** BEGIN Data segment **
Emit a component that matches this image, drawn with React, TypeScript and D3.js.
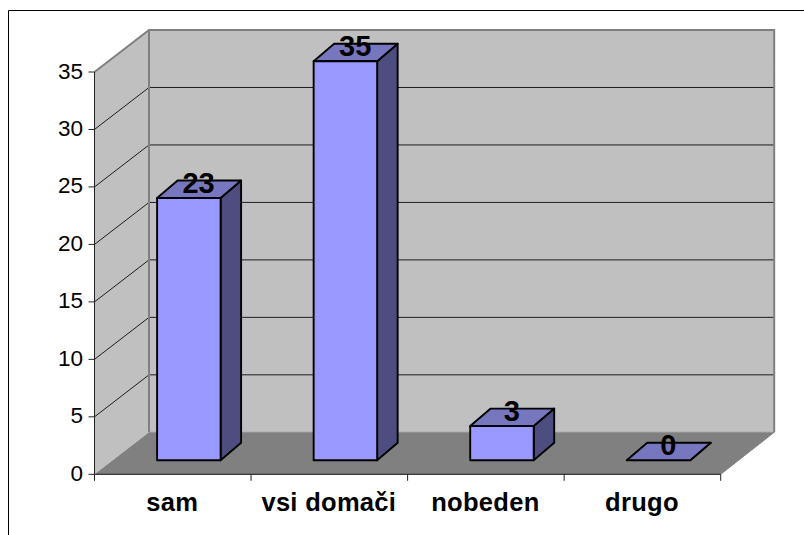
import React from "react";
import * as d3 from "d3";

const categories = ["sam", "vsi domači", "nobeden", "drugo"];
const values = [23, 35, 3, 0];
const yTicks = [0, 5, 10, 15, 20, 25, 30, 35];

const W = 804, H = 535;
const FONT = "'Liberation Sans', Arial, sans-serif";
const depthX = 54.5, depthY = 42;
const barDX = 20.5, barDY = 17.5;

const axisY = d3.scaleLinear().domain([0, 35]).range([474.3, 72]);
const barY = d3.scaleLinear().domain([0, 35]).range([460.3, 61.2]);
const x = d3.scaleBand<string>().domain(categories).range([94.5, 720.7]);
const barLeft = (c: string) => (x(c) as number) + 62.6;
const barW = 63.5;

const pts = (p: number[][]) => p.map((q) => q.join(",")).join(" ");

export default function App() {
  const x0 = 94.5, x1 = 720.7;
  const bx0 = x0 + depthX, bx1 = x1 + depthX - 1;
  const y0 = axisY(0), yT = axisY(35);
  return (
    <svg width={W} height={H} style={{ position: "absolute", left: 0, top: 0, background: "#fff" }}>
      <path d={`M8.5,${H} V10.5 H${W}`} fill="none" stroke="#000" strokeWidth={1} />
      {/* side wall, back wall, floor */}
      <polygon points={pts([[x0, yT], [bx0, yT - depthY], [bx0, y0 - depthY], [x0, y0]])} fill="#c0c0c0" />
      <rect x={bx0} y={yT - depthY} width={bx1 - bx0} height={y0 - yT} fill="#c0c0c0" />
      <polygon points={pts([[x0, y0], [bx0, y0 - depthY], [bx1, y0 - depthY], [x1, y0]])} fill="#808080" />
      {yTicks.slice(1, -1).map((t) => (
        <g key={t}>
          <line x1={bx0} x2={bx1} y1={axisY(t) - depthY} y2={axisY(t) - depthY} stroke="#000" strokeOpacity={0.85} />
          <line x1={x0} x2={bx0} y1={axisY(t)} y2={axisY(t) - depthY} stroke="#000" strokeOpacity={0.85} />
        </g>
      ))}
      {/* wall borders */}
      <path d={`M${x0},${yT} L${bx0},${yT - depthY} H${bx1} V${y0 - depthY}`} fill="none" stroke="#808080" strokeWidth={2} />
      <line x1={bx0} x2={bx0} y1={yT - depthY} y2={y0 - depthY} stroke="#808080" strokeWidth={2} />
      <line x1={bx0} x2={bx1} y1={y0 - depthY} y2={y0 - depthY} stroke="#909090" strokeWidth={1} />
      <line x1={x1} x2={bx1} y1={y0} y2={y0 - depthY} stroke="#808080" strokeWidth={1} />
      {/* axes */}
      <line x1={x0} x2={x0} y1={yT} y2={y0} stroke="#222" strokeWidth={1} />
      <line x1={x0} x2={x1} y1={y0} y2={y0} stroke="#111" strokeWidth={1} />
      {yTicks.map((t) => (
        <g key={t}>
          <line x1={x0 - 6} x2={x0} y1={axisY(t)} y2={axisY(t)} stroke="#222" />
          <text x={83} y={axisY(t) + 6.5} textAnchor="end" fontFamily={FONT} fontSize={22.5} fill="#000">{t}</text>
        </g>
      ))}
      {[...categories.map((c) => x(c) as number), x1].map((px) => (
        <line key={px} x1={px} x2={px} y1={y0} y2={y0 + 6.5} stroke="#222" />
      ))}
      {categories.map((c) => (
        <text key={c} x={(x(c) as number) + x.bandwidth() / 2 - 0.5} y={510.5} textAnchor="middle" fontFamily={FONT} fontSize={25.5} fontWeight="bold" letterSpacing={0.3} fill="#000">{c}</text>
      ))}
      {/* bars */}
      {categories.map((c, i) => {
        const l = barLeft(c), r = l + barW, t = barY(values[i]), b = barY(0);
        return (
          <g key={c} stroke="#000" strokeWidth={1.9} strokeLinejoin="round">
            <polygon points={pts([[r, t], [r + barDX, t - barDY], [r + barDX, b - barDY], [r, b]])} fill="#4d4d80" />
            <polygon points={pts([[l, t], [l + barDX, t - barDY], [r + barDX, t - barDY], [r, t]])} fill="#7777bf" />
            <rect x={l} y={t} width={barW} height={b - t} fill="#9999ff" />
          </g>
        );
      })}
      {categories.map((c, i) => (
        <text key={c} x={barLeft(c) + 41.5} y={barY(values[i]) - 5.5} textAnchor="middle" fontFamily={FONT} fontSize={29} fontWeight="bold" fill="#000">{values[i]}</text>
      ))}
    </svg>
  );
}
** END Data segment **
• _Given problem_
The lines to collect are those holding the string "React"; copy them all.

• _Result of this task_
Emit a component that matches this image, drawn with React, TypeScript and D3.js.
import React from "react";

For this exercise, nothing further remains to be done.